For static assets served from a well-placed edge node, P50 should be under 25 ms and P99 under 60 ms for users within the same continent. Intercontinental requests to cached content should target P50 under 80 ms. If your measurements exceed these thresholds, investigate cache hit ratios and edge node selection logic first.

Why does edge caching improve website performance more than origin scaling?

Origin scaling increases throughput but does not reduce the physical distance between the origin and the user. Every uncached request still traverses the full network path. Edge caching eliminates that traversal for the majority of requests (target: 90%+ cache hit ratio), making the origin's capacity relevant only for the remaining cache misses and dynamic content.

How do I measure CDN latency accurately across regions?

Use synthetic monitoring from at least 15 geographically distributed probe locations, sampling every 60 seconds. Measure time-to-first-byte (TTFB) for both cache hits and cache misses separately. Aggregate at P50, P95, and P99. Do not rely on CDN vendor dashboards alone—they typically report server-side processing time and exclude last-mile network latency.

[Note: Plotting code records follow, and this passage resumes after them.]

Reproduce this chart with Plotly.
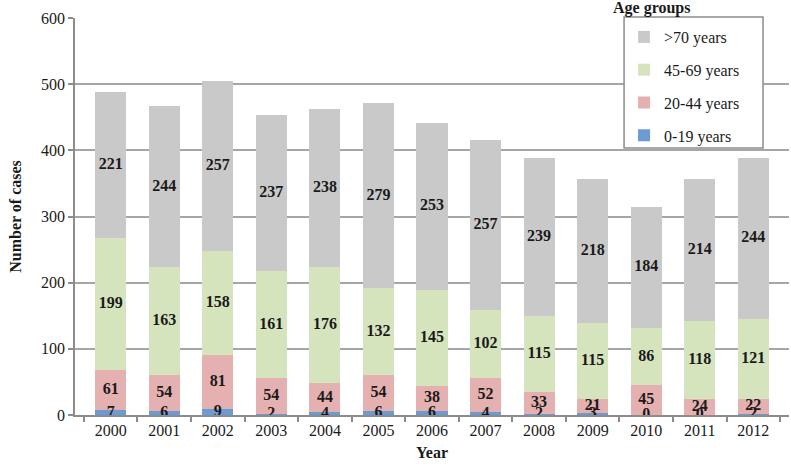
import plotly.graph_objects as go

years = ["2000", "2001", "2002", "2003", "2004", "2005", "2006",
         "2007", "2008", "2009", "2010", "2011", "2012"]
age_0_19 = [7, 6, 9, 2, 4, 6, 6, 4, 2, 3, 0, 0, 2]
age_20_44 = [61, 54, 81, 54, 44, 54, 38, 52, 33, 21, 45, 24, 22]
age_45_69 = [199, 163, 158, 161, 176, 132, 145, 102, 115, 115, 86, 118, 121]
age_70p = [221, 244, 257, 237, 238, 279, 253, 257, 239, 218, 184, 214, 244]

series = [
    ("0-19 years", age_0_19, "#6b9bd2"),
    ("20-44 years", age_20_44, "#e5b1b0"),
    ("45-69 years", age_45_69, "#d6e4bd"),
    (">70 years", age_70p, "#c9c9c9"),
]

FONT = "Liberation Serif, Times New Roman, serif"

fig = go.Figure()
base = [0] * len(years)
lab_x, lab_y, lab_t = [], [], []
for k, (name, vals, col) in enumerate(series):
    fig.add_trace(go.Bar(
        x=years, y=vals, name=name, marker=dict(color=col, line=dict(width=0)),
        legendgroup=name, legendrank=100 - k,
    ))
    for i, v in enumerate(vals):
        lab_x.append(years[i])
        lab_y.append(base[i] + v / 2)
        lab_t.append(f"<b>{v}</b>")
        base[i] += v

fig.add_trace(go.Scatter(
    x=lab_x, y=lab_y, text=lab_t, mode="text", showlegend=False,
    textfont=dict(family=FONT, size=16, color="#1a1a1a"),
    hoverinfo="skip",
))

# legend frame
fig.add_shape(
    type="rect", xref="paper", yref="paper",
    x0=0.769, x1=0.9636, y0=0.6725, y1=1.0025,
    fillcolor="white", line=dict(color="#8c8c8c", width=1.5), layer="above",
)

fig.add_annotation(
    x=0.866, y=1.0, xref="paper", yref="paper", yanchor="bottom",
    text="<b>Age groups</b>", showarrow=False, yshift=-1,
    font=dict(family=FONT, size=16, color="#1a1a1a"),
)

fig.update_layout(
    width=791, height=471,
    margin=dict(l=75, r=2, t=18, b=56),
    barmode="stack", bargap=0.42,
    plot_bgcolor="white", paper_bgcolor="white",
    font=dict(family=FONT, size=16, color="#1a1a1a"),
    legend=dict(
        x=0.769, y=0.995, xanchor="left", yanchor="top",
        traceorder="grouped", tracegroupgap=9,
        bgcolor="rgba(0,0,0,0)", borderwidth=0,
        font=dict(family=FONT, size=16, color="#1a1a1a"),
    ),
    xaxis=dict(
        type="category", showline=True, linecolor="#8c8c8c", linewidth=1.5,
        ticks="outside", tickson="boundaries", ticklen=5, tickcolor="#8c8c8c",
        tickwidth=1.5,
        title=dict(text="<b>Year</b>", font=dict(family=FONT, size=16), standoff=9),
    ),
    yaxis=dict(
        range=[0, 600], dtick=100, showline=True, linecolor="#8c8c8c", linewidth=1.5,
        ticks="outside", ticklen=5, tickcolor="#8c8c8c", tickwidth=1.5,
        showgrid=True, gridcolor="#a6a6a6", gridwidth=1.5, zeroline=False,
        title=dict(text="<b>Number of cases</b>", font=dict(family=FONT, size=16), standoff=15),
    ),
)

fig.write_html("out.html", config={"displayModeBar": False},
               post_script="document.body.style.margin='0';")
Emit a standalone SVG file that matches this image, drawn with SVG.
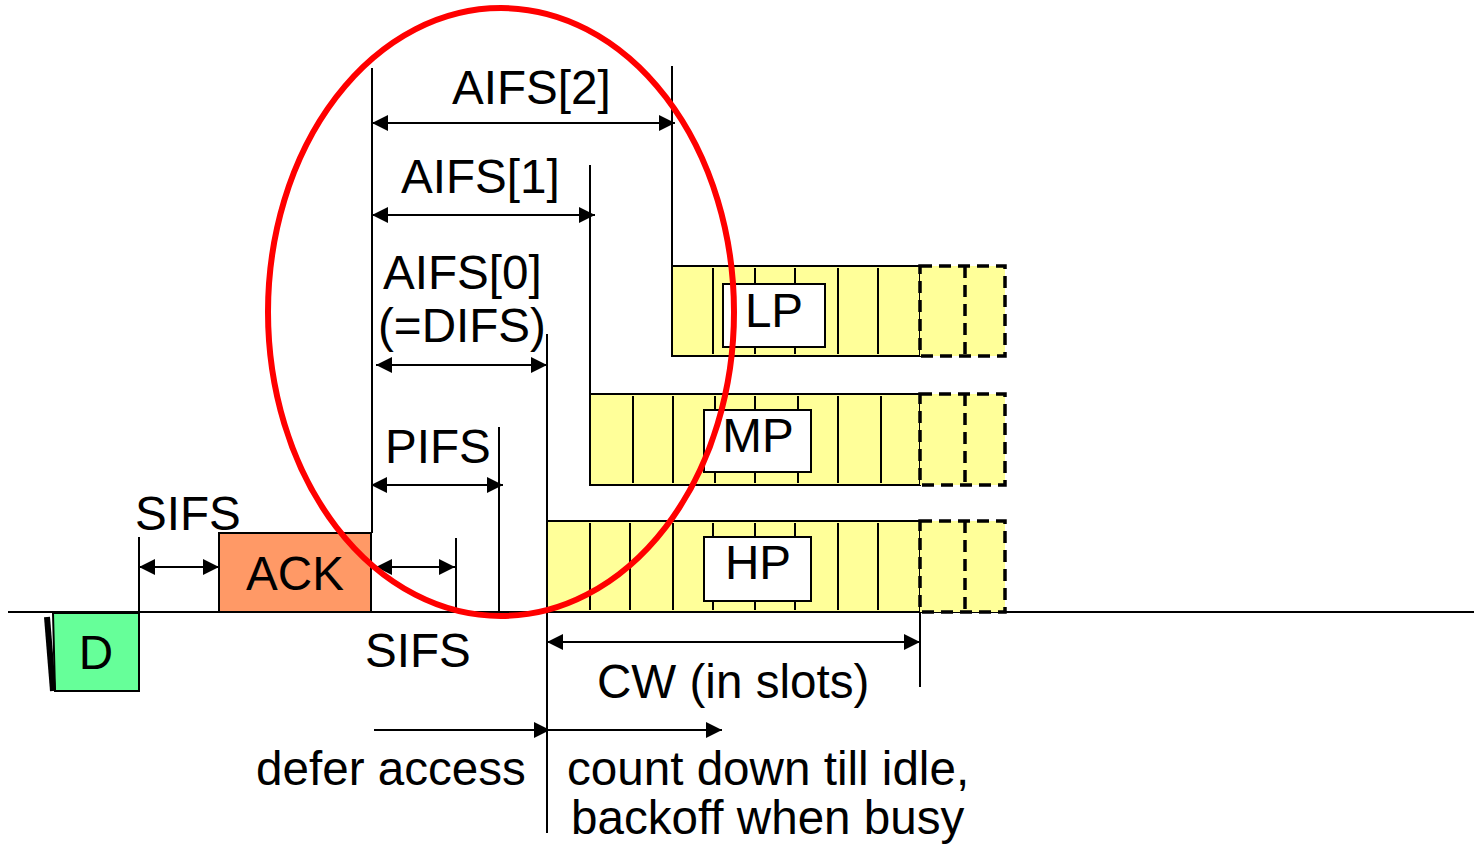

What causes sudden CDN latency spikes?

The three most common causes are cache purge storms (mass invalidation causing simultaneous origin fetches), origin health-check failures that go undetected (routing traffic to a degraded origin), and BGP route changes that shift traffic to a suboptimal edge node. Instrument all three with alerts: monitor origin request rate post-purge, health-check response times, and per-PoP latency baselines.

Your Move: Instrument Before You Optimize

Pick one tactic from this list and measure your baseline before changing anything. Set up TTFB sampling from 10+ global locations, split by cache hit and cache miss, and run it for 72 hours. That dataset will tell you exactly which of the seven tactics will yield the largest improvement for your specific traffic shape. If your P99 cache-miss latency is more than 4x your P99 cache-hit latency, start with the cache hierarchy. If your cache-hit P99 is already above 60 ms, your problem is edge selection or protocol overhead. The data decides. Run the measurement this week.